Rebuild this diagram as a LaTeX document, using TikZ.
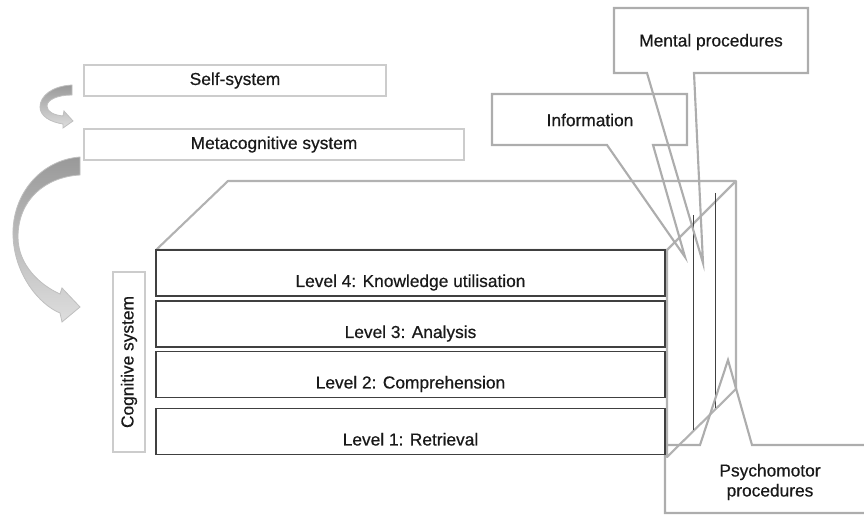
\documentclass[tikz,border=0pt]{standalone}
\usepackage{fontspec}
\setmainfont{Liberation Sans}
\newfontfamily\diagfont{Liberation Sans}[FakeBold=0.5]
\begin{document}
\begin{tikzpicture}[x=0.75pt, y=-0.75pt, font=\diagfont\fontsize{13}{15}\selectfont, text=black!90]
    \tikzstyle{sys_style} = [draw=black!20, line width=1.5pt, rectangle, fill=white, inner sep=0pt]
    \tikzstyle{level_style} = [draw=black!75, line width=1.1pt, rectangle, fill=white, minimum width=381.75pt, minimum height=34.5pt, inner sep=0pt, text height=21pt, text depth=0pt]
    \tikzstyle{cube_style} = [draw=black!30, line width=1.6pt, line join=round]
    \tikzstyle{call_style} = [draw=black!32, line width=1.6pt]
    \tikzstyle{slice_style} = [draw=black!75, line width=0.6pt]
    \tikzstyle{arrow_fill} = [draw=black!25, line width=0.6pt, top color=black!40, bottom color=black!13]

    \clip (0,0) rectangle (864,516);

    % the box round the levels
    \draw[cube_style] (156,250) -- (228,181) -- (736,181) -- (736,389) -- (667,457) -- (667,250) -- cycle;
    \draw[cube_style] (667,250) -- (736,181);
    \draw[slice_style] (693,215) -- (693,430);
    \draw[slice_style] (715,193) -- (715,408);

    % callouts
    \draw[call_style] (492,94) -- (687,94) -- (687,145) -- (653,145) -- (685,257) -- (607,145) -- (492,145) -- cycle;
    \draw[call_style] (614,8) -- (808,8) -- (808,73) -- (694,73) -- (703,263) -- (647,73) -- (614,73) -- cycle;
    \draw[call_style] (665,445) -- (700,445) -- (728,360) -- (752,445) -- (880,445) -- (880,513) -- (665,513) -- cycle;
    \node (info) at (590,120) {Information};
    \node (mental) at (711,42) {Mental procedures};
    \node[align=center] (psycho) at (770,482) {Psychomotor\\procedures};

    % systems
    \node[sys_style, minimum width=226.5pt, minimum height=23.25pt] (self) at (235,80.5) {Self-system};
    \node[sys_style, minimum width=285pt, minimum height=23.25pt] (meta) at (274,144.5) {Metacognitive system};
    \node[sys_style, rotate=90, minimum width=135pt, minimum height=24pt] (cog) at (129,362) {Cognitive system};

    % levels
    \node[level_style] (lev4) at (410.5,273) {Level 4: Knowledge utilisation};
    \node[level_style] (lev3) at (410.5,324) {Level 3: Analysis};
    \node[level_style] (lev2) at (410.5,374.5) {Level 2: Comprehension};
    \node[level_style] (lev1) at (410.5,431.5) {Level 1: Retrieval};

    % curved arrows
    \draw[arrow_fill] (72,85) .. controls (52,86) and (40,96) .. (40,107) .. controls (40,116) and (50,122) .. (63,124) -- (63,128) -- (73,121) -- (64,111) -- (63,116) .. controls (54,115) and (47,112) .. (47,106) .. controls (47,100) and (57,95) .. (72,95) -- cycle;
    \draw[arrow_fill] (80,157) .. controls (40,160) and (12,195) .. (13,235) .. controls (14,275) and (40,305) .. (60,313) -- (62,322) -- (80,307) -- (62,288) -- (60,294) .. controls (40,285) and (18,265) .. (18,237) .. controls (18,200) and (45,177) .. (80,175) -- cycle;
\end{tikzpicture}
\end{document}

• • • •

#### Set task
Please extract exactly the lines of the data, from the first through the line containing "minimum width=135pt, minimum", and add no pictures to the copy.

#### Written solution
Rebuild this diagram as a LaTeX document, using TikZ.
\documentclass[tikz,border=0pt]{standalone}
\usepackage{fontspec}
\setmainfont{Liberation Sans}
\newfontfamily\diagfont{Liberation Sans}[FakeBold=0.5]
\begin{document}
\begin{tikzpicture}[x=0.75pt, y=-0.75pt, font=\diagfont\fontsize{13}{15}\selectfont, text=black!90]
    \tikzstyle{sys_style} = [draw=black!20, line width=1.5pt, rectangle, fill=white, inner sep=0pt]
    \tikzstyle{level_style} = [draw=black!75, line width=1.1pt, rectangle, fill=white, minimum width=381.75pt, minimum height=34.5pt, inner sep=0pt, text height=21pt, text depth=0pt]
    \tikzstyle{cube_style} = [draw=black!30, line width=1.6pt, line join=round]
    \tikzstyle{call_style} = [draw=black!32, line width=1.6pt]
    \tikzstyle{slice_style} = [draw=black!75, line width=0.6pt]
    \tikzstyle{arrow_fill} = [draw=black!25, line width=0.6pt, top color=black!40, bottom color=black!13]

    \clip (0,0) rectangle (864,516);

    % the box round the levels
    \draw[cube_style] (156,250) -- (228,181) -- (736,181) -- (736,389) -- (667,457) -- (667,250) -- cycle;
    \draw[cube_style] (667,250) -- (736,181);
    \draw[slice_style] (693,215) -- (693,430);
    \draw[slice_style] (715,193) -- (715,408);

    % callouts
    \draw[call_style] (492,94) -- (687,94) -- (687,145) -- (653,145) -- (685,257) -- (607,145) -- (492,145) -- cycle;
    \draw[call_style] (614,8) -- (808,8) -- (808,73) -- (694,73) -- (703,263) -- (647,73) -- (614,73) -- cycle;
    \draw[call_style] (665,445) -- (700,445) -- (728,360) -- (752,445) -- (880,445) -- (880,513) -- (665,513) -- cycle;
    \node (info) at (590,120) {Information};
    \node (mental) at (711,42) {Mental procedures};
    \node[align=center] (psycho) at (770,482) {Psychomotor\\procedures};

    % systems
    \node[sys_style, minimum width=226.5pt, minimum height=23.25pt] (self) at (235,80.5) {Self-system};
    \node[sys_style, minimum width=285pt, minimum height=23.25pt] (meta) at (274,144.5) {Metacognitive system};
    \node[sys_style, rotate=90, minimum width=135pt, minimum height=24pt] (cog) at (129,362) {Cognitive system};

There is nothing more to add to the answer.